TASK TO COMPLETE - Pictures are excluded. Copy exactly, and only, the lines from the one containing "Write the React, TypeScript" through the one containing "Chart.register(...registerables);", both ends included.

Plotting code records:

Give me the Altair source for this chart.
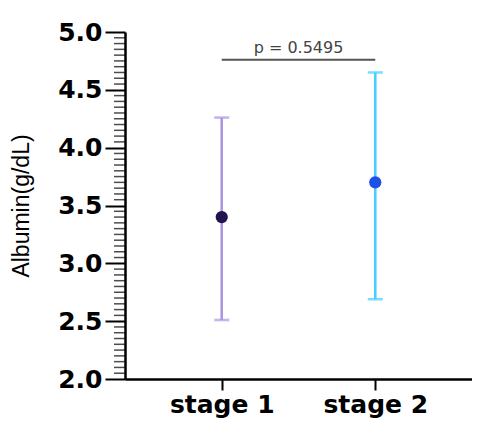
import altair as alt
import pandas as pd

stages = ["stage 1", "stage 2"]
means = [3.40, 3.70]
lows = [2.51, 2.69]
highs = [4.26, 4.65]
bar_colors = ["#ab96e2", "#45d0ff"]
dot_colors = ["#24134f", "#1c50e6"]
p_label = "p = 0.5495"
p_level = 4.76
major_ticks = [2.0, 2.5, 3.0, 3.5, 4.0, 4.5, 5.0]
minor_ticks = [round(2 + 0.05 * i, 2) for i in range(61) if i % 10 != 0]

W, H = 347, 347

df = pd.DataFrame({"stage": stages, "mean": means, "low": lows, "high": highs,
                   "bar": bar_colors, "dot": dot_colors})
sig = pd.DataFrame({"a": [stages[0]], "b": [stages[1]], "y": [p_level], "label": [p_label]})
minor_df = pd.DataFrame({"v": minor_ticks})

xscale = alt.Scale(type="point", padding=0.63, domain=stages)
yscale = alt.Scale(domain=[2.0, 5.0], nice=False, zero=False)

x_enc = alt.X("stage:N", scale=xscale, title=None, sort=stages,
              axis=alt.Axis(labelAngle=0, labelFont="DejaVu Sans", labelFontWeight="bold",
                            labelFontSize=25, labelColor="black", labelPadding=2,
                            tickSize=11, tickWidth=2, tickColor="black",
                            domainColor="black", domainWidth=2.5, grid=False))
y_axis = alt.Axis(values=major_ticks, format=".1f", labelOverlap=False,
                  labelFont="DejaVu Sans", labelFontWeight="bold", labelFontSize=25,
                  labelColor="black", labelPadding=3,
                  tickSize=20, tickWidth=2,
                  tickColor="black", domainColor="black", domainWidth=2.5, grid=False,
                  title="Albumin(g/dL)", titleFont="Liberation Sans", titleFontSize=23,
                  titleFontWeight="normal", titleColor="black", titlePadding=24)

base = alt.Chart(df)
bars = base.mark_rule(strokeWidth=2.6).encode(
    x=x_enc,
    y=alt.Y("low:Q", scale=yscale, axis=y_axis),
    y2="high:Q",
    color=alt.Color("bar:N", scale=None),
)
caps_hi = base.mark_tick(size=15, thickness=2.6, orient="horizontal").encode(
    x="stage:N", y="high:Q", color=alt.Color("bar:N", scale=None))
caps_lo = base.mark_tick(size=15, thickness=2.6, orient="horizontal").encode(
    x="stage:N", y="low:Q", color=alt.Color("bar:N", scale=None))
dots = base.mark_point(filled=True, size=150, opacity=1).encode(
    x="stage:N", y="mean:Q", color=alt.Color("dot:N", scale=None))

minor = alt.Chart(minor_df).mark_tick(size=11, thickness=1.5, orient="horizontal",
                                      color="black").encode(
    x=alt.value(-5.5), y="v:Q")

sig_line = alt.Chart(sig).mark_rule(color="#555555", strokeWidth=2).encode(
    x="a:N", x2="b:N", y="y:Q")
sig_text = alt.Chart(sig).mark_text(font="DejaVu Sans", fontSize=16, color="#444444",
                                    baseline="bottom", dy=-4).encode(
    x=alt.value(W / 2), y="y:Q", text="label:N")

chart = alt.layer(bars, caps_hi, caps_lo, dots, minor, sig_line, sig_text).properties(
    width=W, height=H,
    autosize=alt.AutoSizeParams(type="none"),
    padding={"left": 117, "top": 24, "right": 0, "bottom": 46},
).configure_view(stroke=None, clip=False)

chart.save("out.html", embed_options={"renderer": "svg", "actions": False})
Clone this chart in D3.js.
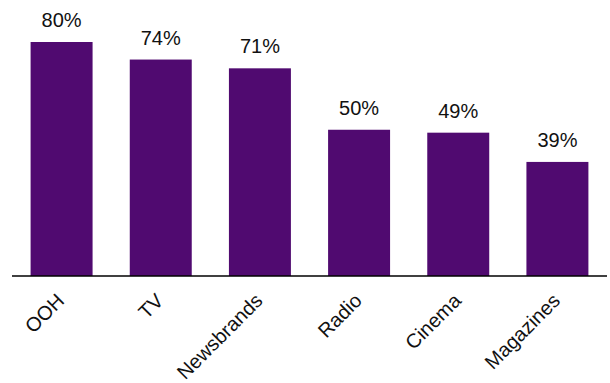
<!DOCTYPE html>
<html><head><meta charset="utf-8">
<script src="https://cdn.jsdelivr.net/npm/d3@7"></script>
<style>body{margin:0;background:#fff;}svg{display:block;}</style>
</head><body>
<script>
const categories = ["OOH","TV","Newsbrands","Radio","Cinema","Magazines"];
const values = [80,74,71,50,49,39];
const valueLabels = ["80%","74%","71%","50%","49%","39%"];

const W = 610, H = 383;
const svg = d3.select("body").append("svg").attr("width",W).attr("height",H);
const x = d3.scaleBand().domain(categories).range([12,607]).paddingInner(0.375).paddingOuter(0.1875);
const y = d3.scaleLinear().domain([0,80]).range([276,42]);

svg.selectAll("rect.bar").data(values).enter().append("rect")
  .attr("x",(d,i)=>x(categories[i])).attr("y",d=>y(d))
  .attr("width",x.bandwidth()).attr("height",d=>y(0)-y(d))
  .attr("fill","#500a70");

svg.selectAll("text.val").data(values).enter().append("text")
  .attr("x",(d,i)=>x(categories[i])+x.bandwidth()/2).attr("y",d=>y(d)-15)
  .attr("text-anchor","middle").attr("font-family","'Liberation Sans', Arial, sans-serif")
  .attr("font-size",20).attr("fill","#111").text((d,i)=>valueLabels[i]);

const axis = d3.axisBottom(x).tickSize(0).tickPadding(0);
const g = svg.append("g").attr("transform","translate(0,276)").call(axis);
g.select(".domain").attr("stroke","#000").attr("stroke-width",1.5).attr("d","M12,0H607");
g.selectAll(".tick text")
  .attr("font-family","'Liberation Sans', Arial, sans-serif").attr("font-size",20).attr("fill","#111")
  .attr("text-anchor","end").attr("dy",0).attr("y",0)
  .attr("transform","translate(4,26) rotate(-45)");
</script>
</body></html>
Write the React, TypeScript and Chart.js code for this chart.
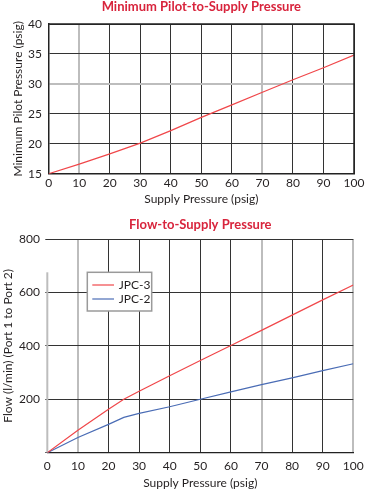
import React, { useEffect, useRef } from "react";
import { Chart, registerables } from "chart.js";
Chart.register(...registerables);

// ---- data ----
const supplyPressure = [0, 10, 20, 30, 40, 50, 60, 70, 80, 90, 100];
const minPilotPressure = [15, 16.6, 18.3, 20.1, 22.2, 24.4, 26.5, 28.6, 30.7, 32.7, 34.8];
const flowSupply = [0, 10, 20, 25, 30, 40, 50, 60, 70, 80, 90, 100];
const flowJPC3 = [0, 84, 163, 200, 230, 288, 345, 401, 458, 515, 572, 628];
const flowJPC2 = [0, 57, 106, 132, 147, 172, 200, 228, 255, 280, 307, 333];
const seriesLabels = ["JPC-3", "JPC-2"];
const topTitle = "Minimum Pilot-to-Supply Pressure";
const bottomTitle = "Flow-to-Supply Pressure";
const xAxisTitle = "Supply Pressure (psig)";
const topYTitle = "Minimum Pilot Pressure (psig)";
const bottomYTitle = "Flow (l/min) (Port 1 to Port 2)";
const topGrayX = [10, 70];
const topGrayY = [30];
const bottomGrayX = [10, 70, 100];

const FONT = "Lato, 'Open Sans', sans-serif";
const RED_TITLE = "#d8243c";
const RED = "#f0474a";
const BLUE = "#4a6cb5";
const DARK = "#333333";
const GRAY = "#bdbdbd";
const TEXT = "#231f20";

Chart.defaults.font.family = FONT;
Chart.defaults.color = TEXT;

const legendPlugin = {
  id: "boxLegend",
  afterDatasetsDraw(chart: any) {
    const { ctx, chartArea } = chart;
    const x0 = chartArea.left + 40;
    const y0 = chartArea.top + 33.3;
    const w = 64.4;
    const h = 38.7;
    ctx.save();
    ctx.fillStyle = "#fff";
    ctx.fillRect(x0, y0, w, h);
    ctx.strokeStyle = "#9a9a9a";
    ctx.lineWidth = 1.5;
    ctx.strokeRect(x0, y0, w, h);
    chart.data.datasets.forEach((ds: any, i: number) => {
      const y = y0 + 12.7 + i * 14;
      ctx.strokeStyle = ds.borderColor;
      ctx.lineWidth = 1.2;
      ctx.beginPath();
      ctx.moveTo(x0 + 5, y);
      ctx.lineTo(x0 + 26.7, y);
      ctx.stroke();
      ctx.fillStyle = TEXT;
      ctx.font = `12px ${FONT}`;
      ctx.textBaseline = "middle";
      ctx.textAlign = "left";
      ctx.fillText(ds.label, x0 + 31.5, y);
    });
    ctx.restore();
  },
};

const partialAxisPlugin = {
  id: "partialAxis",
  beforeDatasetsDraw(chart: any) {
    const { ctx, scales } = chart;
    const x = scales.x.getPixelForValue(0);
    const yTop = chart.chartArea.top + 33.3;
    const yBottom = scales.y.getPixelForValue(0);
    ctx.save();
    ctx.strokeStyle = GRAY;
    ctx.lineWidth = 2;
    ctx.beginPath();
    ctx.moveTo(x, yTop);
    ctx.lineTo(x, yBottom);
    ctx.stroke();
    ctx.restore();
  },
};

function TopChart() {
  const ref = useRef<HTMLCanvasElement>(null);
  useEffect(() => {
    const chart = new Chart(ref.current!, {
      type: "line",
      data: {
        datasets: [
          {
            label: "Minimum Pilot Pressure",
            data: supplyPressure.map((x, i) => ({ x, y: minPilotPressure[i] })),
            borderColor: RED,
            borderWidth: 1.2,
            pointRadius: 0,
            fill: false,
          },
        ],
      },
      options: {
        animation: false,
        responsive: false,
        devicePixelRatio: 1,
        layout: { padding: { left: 0, right: 16, top: 0, bottom: 0 } },
        plugins: {
          legend: { display: false },
          tooltip: { enabled: false },
          title: {
            display: true,
            text: topTitle,
            color: RED_TITLE,
            fullSize: false,
            font: { size: 13, weight: "bold", lineHeight: 1 },
            padding: { top: 0, bottom: 11 },
          },
        },
        scales: {
          x: {
            type: "linear",
            min: 0,
            max: 100,
            afterFit: (s: any) => {
              s.height = 31.3;
            },
            ticks: { stepSize: 10, padding: 2, font: { size: 12 }, color: TEXT, maxRotation: 0 },
            grid: {
              drawTicks: false,
              color: (c: any) => (c.tick && topGrayX.includes(c.tick.value) ? GRAY : DARK),
              lineWidth: (c: any) => (c.tick && topGrayX.includes(c.tick.value) ? 2 : 1),
            },
            border: { display: true, color: "#222", width: 1.5 },
            title: {
              display: true,
              text: xAxisTitle,
              font: { size: 12, lineHeight: 1 },
              padding: { top: 0, bottom: 0 },
              color: TEXT,
            },
          },
          y: {
            min: 15,
            max: 40,
            afterFit: (s: any) => {
              s.width = 48.7;
            },
            ticks: { stepSize: 5, padding: 6.7, font: { size: 12 }, color: TEXT },
            grid: {
              drawTicks: false,
              color: (c: any) => (c.tick && topGrayY.includes(c.tick.value) ? GRAY : DARK),
              lineWidth: (c: any) => (c.tick && topGrayY.includes(c.tick.value) ? 2 : 1),
            },
            border: { display: true, color: "#222", width: 1.5 },
            title: {
              display: true,
              text: topYTitle,
              font: { size: 12 },
              padding: { top: 10.8, bottom: 0 },
              color: TEXT,
            },
          },
        },
      },
      plugins: [
        {
          id: "topBorder",
          afterDraw(chart: any) {
            const { ctx, chartArea } = chart;
            ctx.save();
            ctx.strokeStyle = "#222";
            ctx.lineWidth = 1.5;
            ctx.beginPath();
            ctx.moveTo(chartArea.left, chartArea.top);
            ctx.lineTo(chartArea.right, chartArea.top);
            ctx.lineTo(chartArea.right, chartArea.bottom);
            ctx.stroke();
            ctx.restore();
          },
        },
      ],
    } as any);
    return () => chart.destroy();
  }, []);
  return <canvas ref={ref} width={370} height={205} style={{ display: "block" }} />;
}

function BottomChart() {
  const ref = useRef<HTMLCanvasElement>(null);
  useEffect(() => {
    const chart = new Chart(ref.current!, {
      type: "line",
      data: {
        datasets: [
          {
            label: seriesLabels[0],
            data: flowSupply.map((x, i) => ({ x, y: flowJPC3[i] })),
            borderColor: RED,
            borderWidth: 1.2,
            pointRadius: 0,
            fill: false,
          },
          {
            label: seriesLabels[1],
            data: flowSupply.map((x, i) => ({ x, y: flowJPC2[i] })),
            borderColor: BLUE,
            borderWidth: 1.2,
            pointRadius: 0,
            fill: false,
          },
        ],
      },
      options: {
        animation: false,
        responsive: false,
        devicePixelRatio: 1,
        layout: { padding: { left: 0, right: 16.7, top: 0, bottom: 0 } },
        plugins: {
          legend: { display: false },
          tooltip: { enabled: false },
          title: {
            display: true,
            text: bottomTitle,
            color: RED_TITLE,
            fullSize: false,
            font: { size: 13, weight: "bold", lineHeight: 1 },
            padding: { top: 13.2, bottom: 7.8 },
          },
        },
        scales: {
          x: {
            type: "linear",
            min: 0,
            max: 100,
            afterFit: (s: any) => {
              s.height = 37.3;
            },
            ticks: { stepSize: 10, padding: 6, font: { size: 12 }, color: TEXT, maxRotation: 0 },
            grid: {
              drawTicks: false,
              color: (c: any) =>
                c.tick && c.tick.value === 0
                  ? "rgba(0,0,0,0)"
                  : c.tick && bottomGrayX.includes(c.tick.value)
                  ? GRAY
                  : DARK,
              lineWidth: (c: any) => (c.tick && bottomGrayX.includes(c.tick.value) ? 2 : 1),
            },
            border: { display: true, color: "#222", width: 1.2 },
            title: {
              display: true,
              text: xAxisTitle,
              font: { size: 12, lineHeight: 1 },
              padding: { top: 0, bottom: 1.3 },
              color: TEXT,
            },
          },
          y: {
            min: 0,
            max: 800,
            afterFit: (s: any) => {
              s.width = 47.3;
            },
            ticks: {
              stepSize: 200,
              padding: 5.3,
              font: { size: 12 },
              color: TEXT,
              callback: (v: any) => (v === 0 ? "" : String(v)),
            },
            grid: {
              drawTicks: true,
              tickLength: 2,
              color: (c: any) => (c.tick && c.tick.value === 0 ? "#222" : DARK),
              lineWidth: 1,
            },
            border: { display: false },
            title: {
              display: true,
              text: bottomYTitle,
              font: { size: 12 },
              padding: { top: 0.8, bottom: 0 },
              color: TEXT,
            },
          },
        },
      },
      plugins: [partialAxisPlugin, legendPlugin],
    } as any);
    return () => chart.destroy();
  }, []);
  return <canvas ref={ref} width={370} height={285} style={{ display: "block" }} />;
}

export default function App() {
  return (
    <div
      style={{
        position: "absolute",
        left: 0,
        top: 0,
        width: 370,
        height: 490,
        background: "#fff",
      }}
    >
      <TopChart />
      <BottomChart />
    </div>
  );
}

TASK ANSWER -
Write the React, TypeScript and Chart.js code for this chart.
import React, { useEffect, useRef } from "react";
import { Chart, registerables } from "chart.js";
Chart.register(...registerables);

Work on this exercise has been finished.